THE great achievement of James Stephens was the founding and building up of the Irish Republican Brotherhood (IRB) in Ireland and the United States. He seems to have had an exceptional ability to win men’s trust and inspire them to organise under his leadership. It was what he did, or more to the point what he failed to do, with the organisation that made Stephens such a controversial figure within Fenianism.
Stephens was by no means the first general to fail because he hesitated too often to commit to action and risk the destruction of the forces he had so carefully built up. From 1858, Stephens and his lieutenants recruited many thousands of Irishmen to the IRB and the cause of an Irish Republic. These included thousands of Irishmen in the British Army in Ireland who were ready to play their part in a rising. The IRB oath reflected the bravado of Stephens and his comrades, referring to the Irish Republic as “now virtually established”.
Stephens’s organisational ideal was a watertight structure under his complete personal control. As a survivor of the farcical Young Ireland ‘rising’ of 1848, he was determined that no rising against British rule would be attempted without thorough organisation, strong central leadership and secrecy.
However, early on in the organisation of the IRB, the limitations of a totally conspiratorial approach became clear. Other nationalists - such as AM Sullivan as well as the Roman Catholic bishops such as Cardinal Cullen - attempted to smash Fenianism. It was necessary to combat these forces in a public way, in public manifestations of support. The IRB-organised funeral of Terence Bellew McManus was a high point in this response. To galvanise support, a newspaper was needed and so Stephens established The Irish People.
The author of this biography points out that no compendium of writings from The Irish People has been published. Such a collection would show the republican and democratic ideals of the Fenians. It would show their strong challenge to the anti-republicanism of the Catholic hierarchy. It would also show their instinctive, but undeveloped, social radicalism. The chapter on The Irish People in this biography gives a good overview.
By the time The Irish People was suppressed by the British Government, in 1865, the leadership of Stephens was already under question. Many believed he had delayed too long in ordering a rising. There were divisions within the IRB in Ireland, between Ireland and America and within America. The Dublin IRB masterminded the escape of Stephens from Richmond Prison and this gave a badly needed morale boost. But things went downhill after that, not least for Stephens himself. His leadership was fatally undermined. By the time of the abortive 1867 rising he had already been deposed.
This book gives an excellent overview of Fenianism in Ireland and America. It is timely with the approach of the 150th anniversary of the founding of the IRB on St Patrick’s Day, 1858.

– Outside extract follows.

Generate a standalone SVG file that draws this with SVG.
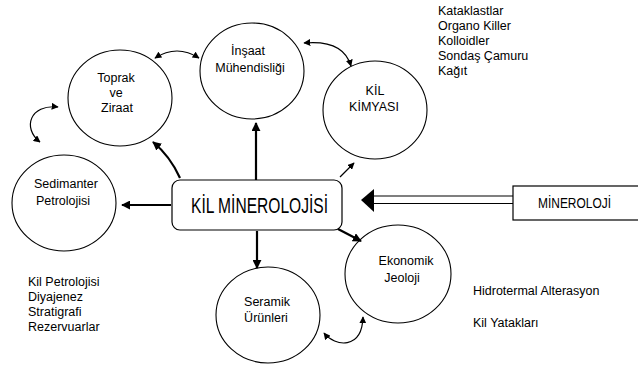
<svg xmlns="http://www.w3.org/2000/svg" width="638" height="365" viewBox="0 0 638 365">
<style>
.node ellipse{fill:#fff;stroke:#000;stroke-width:1.1}
text{font-family:"Liberation Sans",Arial,sans-serif;font-size:12.5px;fill:#000}
.c{text-anchor:middle}
.conn path,.conn line{fill:none;stroke:#000}
.conn polygon{fill:#000;stroke:none}
.thick{stroke-width:2.2}
.thin{stroke-width:1.2}
</style>
<defs>
<marker id="ah" viewBox="0 0 10 10" refX="9" refY="5" markerWidth="9" markerHeight="9" markerUnits="userSpaceOnUse" orient="auto-start-reverse"><path d="M0,0 L10,5 L0,10 z" fill="#000"/></marker>
<marker id="ahs" viewBox="0 0 10 10" refX="9" refY="5" markerWidth="7" markerHeight="7" markerUnits="userSpaceOnUse" orient="auto-start-reverse"><path d="M0,0 L10,5 L0,10 z" fill="#000"/></marker>
</defs>
<rect width="638" height="365" fill="#fff"/>

<g id="toprak" class="node"><ellipse cx="120" cy="98" rx="52" ry="48"/><text class="c" x="116" y="82">Toprak</text><text class="c" x="116" y="97">ve</text><text class="c" x="117" y="112">Ziraat</text></g>
<g id="insaat" class="node"><ellipse cx="252" cy="71" rx="52" ry="48"/><text class="c" x="248" y="55">İnşaat</text><text class="c" x="250" y="72">Mühendisliği</text></g>
<g id="kimya" class="node"><ellipse cx="375" cy="110" rx="52" ry="49"/><text class="c" x="375" y="95">KİL</text><text class="c" x="374" y="111">KİMYASI</text></g>
<g id="sediman" class="node"><ellipse cx="64" cy="203" rx="52" ry="48"/><text class="c" x="66" y="188">Sedimanter</text><text class="c" x="63" y="205">Petrolojisi</text></g>
<g id="seramik" class="node"><ellipse cx="268" cy="315" rx="52" ry="48"/><text class="c" x="267" y="306">Seramik</text><text class="c" x="266" y="322">Ürünleri</text></g>
<g id="ekonomik" class="node"><ellipse cx="398" cy="274" rx="53" ry="49"/><text class="c" x="406" y="265">Ekonomik</text><text class="c" x="402" y="282">Jeoloji</text></g>

<g id="kilmineroloji"><rect x="172" y="180" width="170" height="50" rx="8" fill="#fff" stroke="#000" stroke-width="1.2"/><text x="191" y="213" style="font-size:22px" textLength="137" lengthAdjust="spacingAndGlyphs">KİL MİNEROLOJİSİ</text></g>
<g id="mineroloji"><rect x="513" y="186" width="130" height="34" fill="#fff" stroke="#000" stroke-width="1.2"/><text x="538" y="208" style="font-size:14px" textLength="73" lengthAdjust="spacingAndGlyphs">MİNEROLOJİ</text></g>

<g class="conn">
<line class="thick" x1="256" y1="180" x2="256" y2="123" marker-end="url(#ah)"/>
<line class="thick" x1="257" y1="231" x2="257" y2="268" marker-end="url(#ah)"/>
<line class="thick" x1="171" y1="205" x2="122" y2="205" marker-end="url(#ah)"/>
<path class="thick" d="M180,178 Q170,156 153,142" marker-end="url(#ah)"/>
<line class="thin" x1="340" y1="177" x2="354" y2="163" marker-end="url(#ahs)"/>
<line class="thick" x1="338" y1="229" x2="361" y2="241" marker-end="url(#ah)"/>
<path class="thin" d="M155,58 Q177,44 199,58" marker-start="url(#ahs)" marker-end="url(#ahs)"/>
<path class="thin" d="M304,43 C326,41 345,45 351,66" marker-start="url(#ahs)" marker-end="url(#ahs)"/>
<path class="thin" d="M58,107 C30,104 22,128 40,142" marker-start="url(#ahs)" marker-end="url(#ahs)"/>
<path class="thin" d="M324,333 C335,347 362,350 363,317" marker-start="url(#ahs)" marker-end="url(#ahs)"/>
<line class="thin" x1="372" y1="196" x2="513" y2="196"/>
<line class="thin" x1="372" y1="203.5" x2="513" y2="203.5"/>
<polygon points="361,200 374,189 374,212"/>
</g>

<g id="notes">
<text x="438" y="15">Kataklastlar</text>
<text x="438" y="30">Organo Killer</text>
<text x="438" y="45">Kolloidler</text>
<text x="438" y="60">Sondaş Çamuru</text>
<text x="438" y="75">Kağıt</text>
<text x="28" y="286">Kil Petrolojisi</text>
<text x="28" y="301">Diyajenez</text>
<text x="28" y="316">Stratigrafi</text>
<text x="28" y="331">Rezervuarlar</text>
<text x="473" y="295">Hidrotermal Alterasyon</text>
<text x="473" y="327">Kil Yatakları</text>
</g>
</svg>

This is a comprehensive and very well-written biography. It throws light on the previously shadowy figure of Stephens. He had many faults, including a belief in his own abilities that very often was not matched by performance. However, there seems to be no foundation to the claims of his detractors that he was cowardly or self-seeking. For much of his life he and his wife lived in poverty as a result of his revolutionary activities. He deserves his place as one who advanced the ideal of an Irish republic.